Cape Cod, MA, is in deep trouble amid soaring home prices, stalled construction, and a dwindling workforce, forcing local officials to sound the warning bells.
The Barnstable County Assembly of Delegates voted 14-1 on April 16 to adopt a resolution formally declaring a housing crisis on the Cape—the historic, impossibly picturesque vacation spot that is home to ocean beaches, quaint villages dotted with lobster shacks and craft shops, and the Kennedy family’s sprawling Hyannis Port compound.
Daniel Gessen, the Assembly deputy speaker and Falmouth, MA, delegate who co-sponsored the resolution, said the median price of a single-family home in the area has jumped a staggering 62% in four years, from $449,000 in 2019 to $739,000 in 2023.
According to more recent data from Realtor.com®, the median list price in Barnstable County, which encompasses Cape Cod and nearby islands, in March 2025 was $925,000, up just shy of 55% from $597,000 five years earlier.
For comparison, the median list price across Massachusetts was $798,000 in March, up more than 57% from $507,000 in March 2019.
“This place that we call home, this place that so many of us were lucky enough to be born into or to have found and fallen in love with, is slipping through our fingers,” Gessen said during the Assembly’s general meeting.
A family with two working parents would need to earn $210,000 annually to afford a typical home on the Cape, which is 2.5 times higher than the median household income in Barnstable County, according to the resolution.
“That’s not just unsustainable. That is a crisis,” warned Gessen.

(Realtor.com)
Cape Cod’s middle class priced out
Realtor.com senior economic research analyst Hannah Jones agrees with that assessment. In March, there were just 800 homes for sale in Barnstable County, less than half the roughly 2,200 available five years ago, she says. It is this lack of inventory that has led to skyrocketing prices in the area.
“Many local residents have been priced out of homeownership,” Jones explains. “A long-term lack of ample, affordable housing options could force some residents to leave the area in search of a better combination of job opportunities and budget-appropriate housing.”
The acute shortage of moderately priced properties on the Cape is also making it increasingly difficult for the area’s essential workers, including first responders and teachers, to find homes within their price range.

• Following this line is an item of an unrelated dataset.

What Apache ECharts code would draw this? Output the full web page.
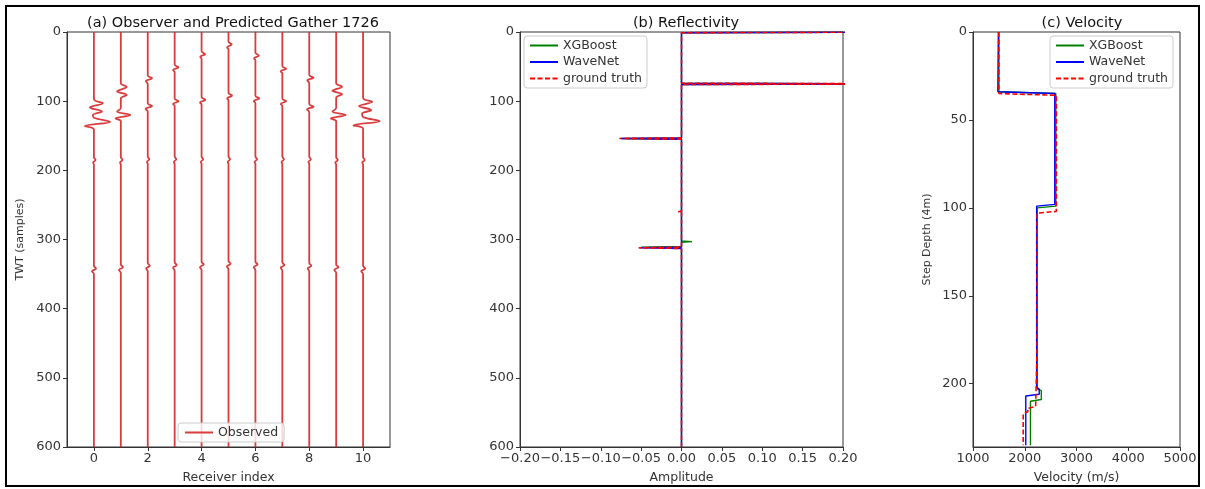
<!DOCTYPE html>
<html>
<head>
<meta charset="utf-8">
<title>Gather 1726</title>
<script src="https://cdn.jsdelivr.net/npm/echarts@6.0.0/dist/echarts.min.js"></script>
<style>
  html, body { margin: 0; padding: 0; background: #fff; }
  #chart { width: 1205px; height: 489px; }
</style>
</head>
<body>
<div id="chart"></div>
<script>
// (a) wiggle traces: [sample, amplitude] knots, one list per receiver
var traceKnots = [
  [[0,0],[97,0],[103,0.33],[109,-0.15],[115,0.3],[120,-0.04],[124,0],[130,0.6],[136,-0.34],[141,0],[181,0],[185,0.06],[189,-0.03],[192,0],[338,0],[342,0.08],[346,-0.07],[350,0],[600,0]],
  [[0,0],[74,0],[79,0.22],[86,-0.14],[91,0.22],[96,0],[110,0],[115,-0.14],[120,0.35],[125,-0.2],[129,0],[181,0],[185,0.06],[189,-0.03],[192,0],[336,0],[340,0.08],[344,-0.07],[348,0],[600,0]],
  [[0,0],[63,0],[67,0.16],[71,-0.07],[75,0],[103,0],[107,0.16],[111,-0.08],[115,0],[180,0],[184,0.06],[188,-0.03],[191,0],[334,0],[338,0.08],[342,-0.06],[346,0],[600,0]],
  [[0,0],[47,0],[51,0.14],[55,-0.06],[58,0],[96,0],[100,0.14],[104,-0.06],[107,0],[180,0],[184,0.06],[188,-0.03],[191,0],[333,0],[337,0.08],[341,-0.06],[345,0],[600,0]],
  [[0,0],[28,0],[32,0.13],[36,-0.05],[39,0],[94,0],[98,0.14],[102,-0.06],[105,0],[180,0],[184,0.06],[188,-0.03],[191,0],[332,0],[336,0.08],[340,-0.06],[344,0],[600,0]],
  [[0,0],[14,0],[18,0.12],[22,-0.05],[25,0],[88,0],[92,0.13],[96,-0.05],[99,0],[180,0],[184,0.06],[188,-0.03],[191,0],[331,0],[335,0.08],[339,-0.06],[343,0],[600,0]],
  [[0,0],[30,0],[34,0.13],[38,-0.05],[41,0],[92,0],[96,0.14],[100,-0.06],[103,0],[180,0],[184,0.06],[188,-0.03],[191,0],[332,0],[336,0.08],[340,-0.06],[344,0],[600,0]],
  [[0,0],[49,0],[53,0.14],[57,-0.06],[60,0],[96,0],[100,0.14],[104,-0.06],[107,0],[180,0],[184,0.06],[188,-0.03],[191,0],[333,0],[337,0.08],[341,-0.06],[345,0],[600,0]],
  [[0,0],[62,0],[66,0.16],[70,-0.07],[74,0],[104,0],[108,0.16],[112,-0.08],[116,0],[180,0],[184,0.06],[188,-0.03],[191,0],[334,0],[338,0.08],[342,-0.06],[346,0],[600,0]],
  [[0,0],[74,0],[79,0.22],[85,-0.14],[90,0.22],[95,0],[110,0],[115,-0.14],[120,0.35],[125,-0.2],[129,0],[181,0],[185,0.06],[189,-0.03],[192,0],[336,0],[340,0.08],[344,-0.07],[348,0],[600,0]],
  [[0,0],[95,0],[101,0.34],[107,-0.15],[113,0.3],[118,-0.04],[123,0],[129,0.62],[135,-0.36],[140,0],[181,0],[185,0.06],[189,-0.03],[192,0],[338,0],[342,0.08],[346,-0.07],[350,0],[600,0]]
];
var receiverTicks = [0, 2, 4, 6, 8, 10];

// (b) reflectivity spikes: [sample, amplitude]
var xgbSpikes  = [[0,0.3],[75,0.3],[154,-0.074],[303,0.013],[311,-0.05]];
var waveSpikes = [[0,0.3],[75,0.3],[148,0.002],[154,-0.075],[312,-0.052]];
var truthSpikes = [[0,0.32],[75,0.31],[154,-0.077],[260,-0.004],[312,-0.053]];

// (c) velocity profiles: [velocity, step depth]
var xgbVel   = [[1500,0],[1500,34],[2600,35],[2600,99],[2240,100],[2240,203],[2320,204],[2320,209],[2110,210],[2110,235]];
var waveVel  = [[1490,0],[1480,34],[2580,35],[2580,98],[2230,99],[2230,202],[2280,203],[2280,206],[2020,207],[2020,235]];
var truthVel = [[1500,0],[1500,35],[2610,36],[2610,102],[2240,103],[2240,178],[2210,179],[2210,213],[2060,214],[2060,216],[1970,217],[1970,235]];
var depthTicks = [0, 50, 100, 150, 200];

var traceColor = '#d62728';
var axisColor = '#333';
var fontFam = 'DejaVu Sans';

function spikeLine(spikes) {
  var d = [];
  spikes.forEach(function (s) {
    if (s[0] > 0) d.push([0, s[0] - 1]);
    d.push([s[1], s[0]]);
    d.push([0, s[0] + 1]);
  });
  d.push([0, 600]);
  return d;
}

function minusFmt(v) {
  if (Math.abs(v) < 1e-9) return '0.00';
  return v.toFixed(2).replace('-', '\u2212');
}
function plainFmt(v) { return String(v); }

var chart = echarts.init(document.getElementById('chart'));

var labelStyle = { color: axisColor, fontSize: 13, fontFamily: fontFam };
var nameStyle = { color: axisColor, fontSize: 12.5, fontFamily: fontFam };
var yNameStyle = { color: axisColor, fontSize: 11, fontFamily: fontFam };
function gridBox(left, width) {
  return { left: left, top: 32, width: width, bottom: 41, show: true, borderColor: axisColor, borderWidth: 1, containLabel: false };
}
function xAx(idx, extra) {
  return Object.assign({
    type: 'value', gridIndex: idx,
    axisLine: { show: true, onZero: false, lineStyle: { color: axisColor } },
    axisTick: { show: true, length: 4, lineStyle: { color: axisColor } },
    axisLabel: Object.assign({ margin: 5, formatter: plainFmt }, labelStyle),
    splitLine: { show: false },
    nameLocation: 'middle', nameGap: 24, nameTextStyle: nameStyle
  }, extra);
}
function yAx(idx, extra) {
  return Object.assign({
    type: 'value', gridIndex: idx, inverse: true,
    axisLine: { show: true, onZero: false, lineStyle: { color: axisColor } },
    axisTick: { show: true, length: 4, lineStyle: { color: axisColor } },
    axisLabel: Object.assign({ margin: 6, formatter: plainFmt }, labelStyle),
    splitLine: { show: false },
    nameLocation: 'middle', nameGap: 38, nameTextStyle: yNameStyle
  }, extra);
}

var series = [];
traceKnots.forEach(function (knots, i) {
  series.push({
    type: 'line', name: 'Observed', xAxisIndex: 0, yAxisIndex: 0,
    data: knots.map(function (k) { return [i + k[1], k[0]]; }),
    smooth: 0.35, symbol: 'none', silent: true,
    lineStyle: { color: traceColor, width: 1.8, opacity: 0.9 }, itemStyle: { color: traceColor }
  });
});

function addLine(name, data, color, dashed, ax) {
  series.push({
    type: 'line', name: name, xAxisIndex: ax, yAxisIndex: ax, data: data,
    symbol: 'none', silent: true,
    lineStyle: { color: color, width: dashed ? 1.6 : 1.4, type: dashed ? [5, 2.5] : 'solid' },
    itemStyle: { color: color }
  });
}
addLine('XGBoost', spikeLine(xgbSpikes), '#008000', false, 1);
addLine('WaveNet', spikeLine(waveSpikes), '#0000ff', false, 1);
addLine('ground truth', spikeLine(truthSpikes), '#ff0000', true, 1);
addLine('XGBoost', xgbVel, '#008000', false, 2);
addLine('WaveNet', waveVel, '#0000ff', false, 2);
addLine('ground truth', truthVel, '#ff0000', true, 2);

var legendBase = {
  orient: 'vertical', itemWidth: 28, itemHeight: 13, itemGap: 3.5,
  padding: [3, 5], borderColor: '#ccc', borderWidth: 1, borderRadius: 3,
  backgroundColor: 'rgba(255,255,255,0.8)', selectedMode: false,
  itemStyle: { opacity: 0 },
  textStyle: { color: axisColor, fontSize: 12.5, fontFamily: fontFam }
};

var titleStyle = { fontSize: 14.5, fontWeight: 'normal', color: '#111', fontFamily: fontFam };

var option = {
  animation: false,
  title: [
    { text: '(a) Observer and Predicted Gather 1726', left: 228, top: 11, textAlign: 'center', textStyle: titleStyle },
    { text: '(b) Reflectivity', left: 681, top: 11, textAlign: 'center', textStyle: titleStyle },
    { text: '(c) Velocity', left: 1077, top: 11, textAlign: 'center', textStyle: titleStyle }
  ],
  legend: [
    Object.assign({}, legendBase, { data: ['Observed'], left: 178, top: 423, padding: [3, 6] }),
    Object.assign({}, legendBase, { data: ['XGBoost', 'WaveNet', 'ground truth'], left: 524, top: 36 }),
    Object.assign({}, legendBase, { data: ['XGBoost', 'WaveNet', 'ground truth'], left: 1050, top: 36 })
  ],
  grid: [gridBox(67, 323), gridBox(520, 323), gridBox(973, 207)],
  xAxis: [
    xAx(0, { min: -1, max: 11, name: 'Receiver index',
      axisTick: { show: true, length: 4, lineStyle: { color: axisColor }, customValues: receiverTicks },
      axisLabel: Object.assign({ margin: 5, customValues: receiverTicks, formatter: plainFmt }, labelStyle) }),
    xAx(1, { min: -0.2, max: 0.2, interval: 0.05, name: 'Amplitude',
      axisLabel: Object.assign({ margin: 5, formatter: minusFmt }, labelStyle) }),
    xAx(2, { min: 1000, max: 5000, interval: 1000, name: 'Velocity (m/s)' })
  ],
  yAxis: [
    yAx(0, { min: 0, max: 600, interval: 100, name: 'TWT (samples)', nameGap: 41 }),
    yAx(1, { min: 0, max: 600, interval: 100 }),
    yAx(2, { min: 0, max: 236, name: 'Step Depth (4m)', nameGap: 40,
      axisTick: { show: true, length: 4, lineStyle: { color: axisColor }, customValues: depthTicks },
      axisLabel: Object.assign({ margin: 6, customValues: depthTicks, formatter: plainFmt }, labelStyle) })
  ],
  graphic: [{
    type: 'rect', silent: true, z: 100,
    shape: { x: 6, y: 6, width: 1193, height: 480 },
    style: { fill: 'none', stroke: '#000', lineWidth: 2 }
  }],
  series: series
};

chart.setOption(option);
</script>
</body>
</html>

Some local schools have seen their enrollment numbers plummet in recent years, resulting in closures, because young families with children do not have the cash to continue living in the area and are forced to relocate, reported WHDH.
“We spent decades building a fortress that does everything in its power to protect property values,” said Gessen. “And in doing so, we’ve locked out the same people that we sought to create our communities with. The result is a community that is being quietly, but relentlessly, hollowed out.”
How to solve Cape Cod’s housing problems
The new resolution calls on County Administrator Michael Dutton, overseen by the Barnstable County Board of Regional Commissioners, to create a working group of housing, environmental, and municipal leaders to come up with “actionable recommendation” on how to address the Cape’s housing woes.
“We’re not building our way out of this,” said Mashpee delegate Michaela Wyman-Colombo, a co-sponsor of the measure, seemingly alluding to the fact that close to 86% of the local land is already developed.
What’s more, about a third of the Cape’s entire home stock is seasonal, according to the local Chamber of Commerce. That means that 35% of all the dwellings in the area are used as short-term vacation rentals during the peak summer and fall seasons.
The rest of the year, many of those properties stand empty, even as the Cape’s year-round residents are struggling to find homes they could afford.
Some of the proposed solutions to Cape Cod’s problems that are being considered include building affordable housing on the area’s scant remaining land and offering low-interest loans to first-time homebuyers.
Additional options, first outlined in the Cape Cod Commission’s Regional Housing Strategy in May 2024, include low or no-cost loans for accessory dwelling units, financial incentives to convert year-round housing, changing zoning to allow for multifamily housing, and streamlined permitting.
Brewster delegate Karl Fryzel, who voted in favor of the housing crisis resolution, stressed that merely examining the problem won’t be enough.
“We don’t need another study,” he said during last week’s meeting. “To be successful, this working group is going to need to take some action in the short term.”